The partial fractions of `(x^(2))/((x^(2)+a^(2))(x^(2)+b^(2)))` are

To find the partial fractions of the expression \(\frac{x^2}{(x^2 + a^2)(x^2 + b^2)}\), we can follow these steps: ### Step 1: Set up the partial fraction decomposition We start by expressing the given fraction in terms of its partial fractions: \[ \frac{x^2}{(x^2 + a^2)(x^2 + b^2)} = \frac{A}{x^2 + a^2} + \frac{B}{x^2 + b^2} \] where \(A\) and \(B\) are constants that we need to determine. ### Step 2: Clear the denominators Multiply both sides by \((x^2 + a^2)(x^2 + b^2)\) to eliminate the denominators: \[ x^2 = A(x^2 + b^2) + B(x^2 + a^2) \] ### Step 3: Expand the right-hand side Expanding the right-hand side gives: \[ x^2 = Ax^2 + Ab^2 + Bx^2 + Ba^2 \] Combining like terms, we have: \[ x^2 = (A + B)x^2 + (Ab^2 + Ba^2) \] ### Step 4: Set up equations for coefficients Now, we can equate the coefficients from both sides.

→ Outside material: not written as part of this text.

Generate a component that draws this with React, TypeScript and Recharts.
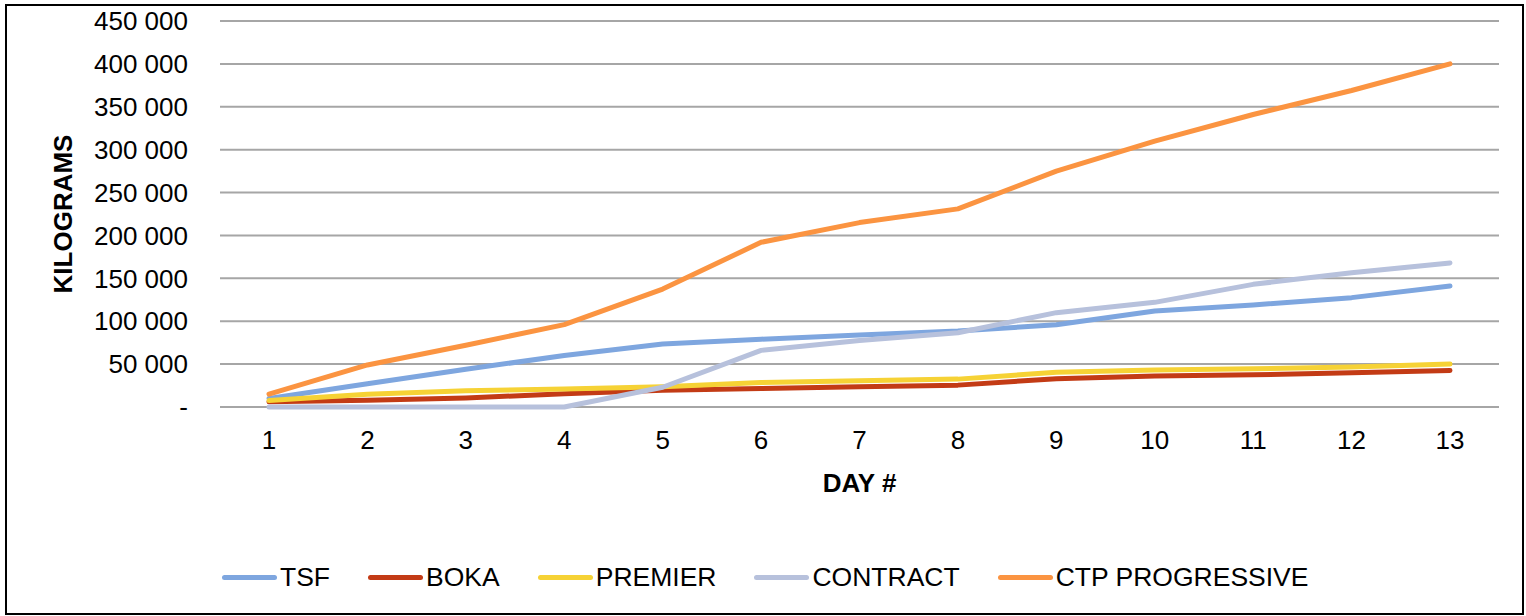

The coefficient of \(x^2\) on the left side is 1, and the constant term is 0. Thus, we have the following system of equations: 1. \(A + B = 1\) 2. \(Ab^2 + Ba^2 = 0\) ### Step 5: Solve the system of equations From the first equation, we can express \(B\) in terms of \(A\): \[ B = 1 - A \] Substituting \(B\) into the second equation: \[ A b^2 + (1 - A) a^2 = 0 \] This simplifies to: \[ Ab^2 + a^2 - Aa^2 = 0 \] Rearranging gives: \[ A(b^2 - a^2) = -a^2 \] Thus, \[ A = \frac{-a^2}{b^2 - a^2} \] Now substituting \(A\) back into the equation for \(B\): \[ B = 1 - \frac{-a^2}{b^2 - a^2} = \frac{b^2 - a^2 + a^2}{b^2 - a^2} = \frac{b^2}{b^2 - a^2} \] ### Step 6: Write the partial fraction decomposition Now we can substitute \(A\) and \(B\) back into the partial fraction form: \[ \frac{x^2}{(x^2 + a^2)(x^2 + b^2)} = \frac{-a^2}{b^2 - a^2} \cdot \frac{1}{x^2 + a^2} + \frac{b^2}{b^2 - a^2} \cdot \frac{1}{x^2 + b^2} \] ### Final Result Thus, the partial fractions of \(\frac{x^2}{(x^2 + a^2)(x^2 + b^2)}\) are: \[ \frac{-a^2}{b^2 - a^2} \cdot \frac{1}{x^2 + a^2} + \frac{b^2}{b^2 - a^2} \cdot \frac{1}{x^2 + b^2} \]